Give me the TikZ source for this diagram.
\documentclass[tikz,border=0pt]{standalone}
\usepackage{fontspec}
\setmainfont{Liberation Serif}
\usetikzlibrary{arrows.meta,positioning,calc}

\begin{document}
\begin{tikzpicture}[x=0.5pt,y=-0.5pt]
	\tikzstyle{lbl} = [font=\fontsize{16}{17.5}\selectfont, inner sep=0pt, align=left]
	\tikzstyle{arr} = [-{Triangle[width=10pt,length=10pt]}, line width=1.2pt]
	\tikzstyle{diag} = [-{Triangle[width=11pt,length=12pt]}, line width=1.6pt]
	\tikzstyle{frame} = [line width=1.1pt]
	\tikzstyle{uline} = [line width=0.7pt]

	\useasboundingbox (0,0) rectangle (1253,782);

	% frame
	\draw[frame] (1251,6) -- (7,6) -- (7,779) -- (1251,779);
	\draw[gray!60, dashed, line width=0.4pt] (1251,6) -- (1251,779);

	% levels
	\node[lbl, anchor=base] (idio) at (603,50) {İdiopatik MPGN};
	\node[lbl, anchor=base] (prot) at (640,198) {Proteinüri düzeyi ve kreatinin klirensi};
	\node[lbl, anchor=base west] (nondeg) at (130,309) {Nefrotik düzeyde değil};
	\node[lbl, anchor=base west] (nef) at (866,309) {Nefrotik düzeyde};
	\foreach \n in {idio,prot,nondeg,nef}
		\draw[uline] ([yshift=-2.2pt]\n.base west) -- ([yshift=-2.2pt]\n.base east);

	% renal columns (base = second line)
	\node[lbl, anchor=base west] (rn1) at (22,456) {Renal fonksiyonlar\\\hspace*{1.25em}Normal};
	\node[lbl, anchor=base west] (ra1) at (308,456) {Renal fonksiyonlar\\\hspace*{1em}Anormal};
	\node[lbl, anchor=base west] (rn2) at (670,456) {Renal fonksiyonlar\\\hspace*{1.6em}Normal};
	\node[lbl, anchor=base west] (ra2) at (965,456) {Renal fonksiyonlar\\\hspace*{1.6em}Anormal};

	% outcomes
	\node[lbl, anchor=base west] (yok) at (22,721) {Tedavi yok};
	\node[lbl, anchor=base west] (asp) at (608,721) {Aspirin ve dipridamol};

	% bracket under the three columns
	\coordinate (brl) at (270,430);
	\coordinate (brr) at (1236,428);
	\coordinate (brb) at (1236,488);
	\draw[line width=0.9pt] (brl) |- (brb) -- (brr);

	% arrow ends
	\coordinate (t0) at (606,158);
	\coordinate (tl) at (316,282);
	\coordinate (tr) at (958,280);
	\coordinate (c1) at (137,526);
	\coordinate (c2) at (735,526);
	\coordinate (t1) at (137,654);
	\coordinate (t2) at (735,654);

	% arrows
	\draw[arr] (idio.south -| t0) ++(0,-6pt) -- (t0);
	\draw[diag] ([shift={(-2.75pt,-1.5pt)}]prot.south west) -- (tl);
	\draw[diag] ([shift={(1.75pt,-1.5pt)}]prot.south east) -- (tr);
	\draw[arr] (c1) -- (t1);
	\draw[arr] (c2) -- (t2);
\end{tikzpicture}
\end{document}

★ ★ ★ ★ ★

WRITTEN REQUEST :: Reproduce, please, the lines of the material from its first line down to the line containing "(0,0) rectangle (1253,782);", keeping both ends and nothing beyond them.

SOLUTION FOR THIS PROBLEM ::
Give me the TikZ source for this diagram.
\documentclass[tikz,border=0pt]{standalone}
\usepackage{fontspec}
\setmainfont{Liberation Serif}
\usetikzlibrary{arrows.meta,positioning,calc}

\begin{document}
\begin{tikzpicture}[x=0.5pt,y=-0.5pt]
	\tikzstyle{lbl} = [font=\fontsize{16}{17.5}\selectfont, inner sep=0pt, align=left]
	\tikzstyle{arr} = [-{Triangle[width=10pt,length=10pt]}, line width=1.2pt]
	\tikzstyle{diag} = [-{Triangle[width=11pt,length=12pt]}, line width=1.6pt]
	\tikzstyle{frame} = [line width=1.1pt]
	\tikzstyle{uline} = [line width=0.7pt]

	\useasboundingbox (0,0) rectangle (1253,782);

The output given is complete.